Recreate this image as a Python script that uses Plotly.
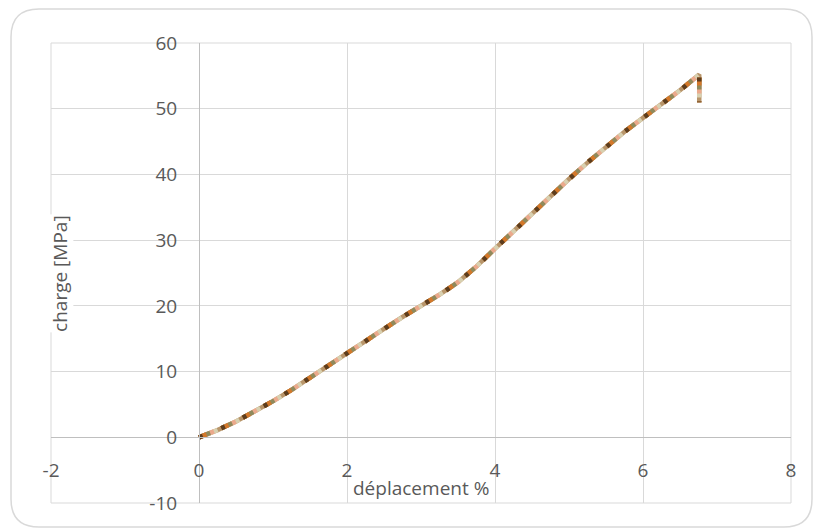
import plotly.graph_objects as go

# Data
deplacement = [0, 0.25, 0.5, 0.75, 1.0, 1.25, 1.5, 1.75, 2.0, 2.25, 2.5, 2.75, 3.0,
               3.25, 3.5, 3.75, 4.0, 4.25, 4.5, 4.75, 5.0, 5.25, 5.5, 5.75, 6.0,
               6.25, 6.5, 6.76, 6.76]
charge = [0, 1.1, 2.4, 3.9, 5.5, 7.2, 9.1, 11.0, 12.9, 14.7, 16.5, 18.3, 20.0,
          21.7, 23.6, 26.0, 28.7, 31.4, 34.1, 36.7, 39.3, 41.8, 44.2, 46.5, 48.6,
          50.7, 52.8, 55.2, 51.0]

x_ticks = [-2, 0, 2, 4, 6, 8]
y_ticks = [-10, 0, 10, 20, 30, 40, 50, 60]

x_title = "déplacement %"
y_title = "charge [MPa]"

FONT = "Open Sans"
TXT = "#595959"
GRID = "#d9d9d9"
AXIS = "#bfbfbf"

fig = go.Figure()

# layered dash patterns give a repeating sequence of 6 colours, 4px each
layers = [
    ("#b8956a", "solid"),
    ("#d8d0b0", "20px,4px"),
    ("#eba98c", "16px,8px"),
    ("#8f8a5c", "12px,12px"),
    ("#d4782a", "8px,16px"),
    ("#5c3d1e", "4px,20px"),
]
for col, dash in layers:
    fig.add_trace(go.Scatter(x=deplacement, y=charge, mode="lines",
                             line=dict(color=col, width=4.5, dash=dash),
                             hoverinfo="skip", showlegend=False))

fig.update_layout(
    width=815, height=528,
    margin=dict(l=51, r=24, t=43, b=21),
    paper_bgcolor="white", plot_bgcolor="white",
    font=dict(family=FONT, color=TXT, size=19),
    showlegend=False,
    xaxis=dict(range=[-2, 8], tickvals=x_ticks, ticktext=[str(v) for v in x_ticks],
               showgrid=True, gridcolor=GRID, gridwidth=1, zeroline=False,
               showline=True, linecolor=AXIS, linewidth=1,
               anchor="free", position=1/7,
               ticks="outside", ticklen=16, tickcolor="rgba(0,0,0,0)",
               tickfont=dict(family=FONT, size=19, color=TXT)),
    yaxis=dict(range=[-10, 60], tickvals=y_ticks, ticktext=[str(v) for v in y_ticks],
               showgrid=True, gridcolor=GRID, gridwidth=1, zeroline=False,
               showline=True, linecolor=AXIS, linewidth=1,
               anchor="free", position=0.2,
               ticks="outside", ticklen=18, tickcolor="rgba(0,0,0,0)",
               tickfont=dict(family=FONT, size=19, color=TXT)),
)

# plot-area frame (edge gridlines)
fig.add_shape(type="rect", xref="paper", yref="paper", x0=0, x1=1, y0=0, y1=1,
              line=dict(color=GRID, width=1), layer="below")

# rounded chart border (pixel offsets from plot-area bottom-left)
r = 28
L, R, B, T = -40, 761, -24, 494
path = (f"M {L+r},{T} L {R-r},{T} Q {R},{T} {R},{T-r} L {R},{B+r} Q {R},{B} {R-r},{B} "
        f"L {L+r},{B} Q {L},{B} {L},{B+r} L {L},{T-r} Q {L},{T} {L+r},{T} Z")
fig.add_shape(type="path", path=path, xref="paper", yref="paper",
              xsizemode="pixel", ysizemode="pixel", xanchor=0, yanchor=0,
              line=dict(color=GRID, width=1.5), layer="below")

fig.add_annotation(text=x_title, xref="paper", yref="paper", x=0.5, y=0.032,
                   showarrow=False, font=dict(family=FONT, size=19, color=TXT),
                   xanchor="center", yanchor="middle", bgcolor="white",
                   borderpad=0)
fig.add_annotation(text=y_title, xref="paper", yref="paper", x=0.012, y=0.5,
                   showarrow=False, textangle=-90,
                   font=dict(family=FONT, size=19, color=TXT),
                   xanchor="center", yanchor="middle", bgcolor="white",
                   borderpad=0)

fig.write_html("out.html", config={"displayModeBar": False},
               post_script="document.body.style.margin='0';document.body.style.overflow='hidden';")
────
▶ **Set task**
Write out again exactly the lines from the start of the data above through the line containing "import plotly.graph_objects as go", inclusive, excluding any pictures.

▶ **Task output**
Recreate this image as a Python script that uses Plotly.
import plotly.graph_objects as go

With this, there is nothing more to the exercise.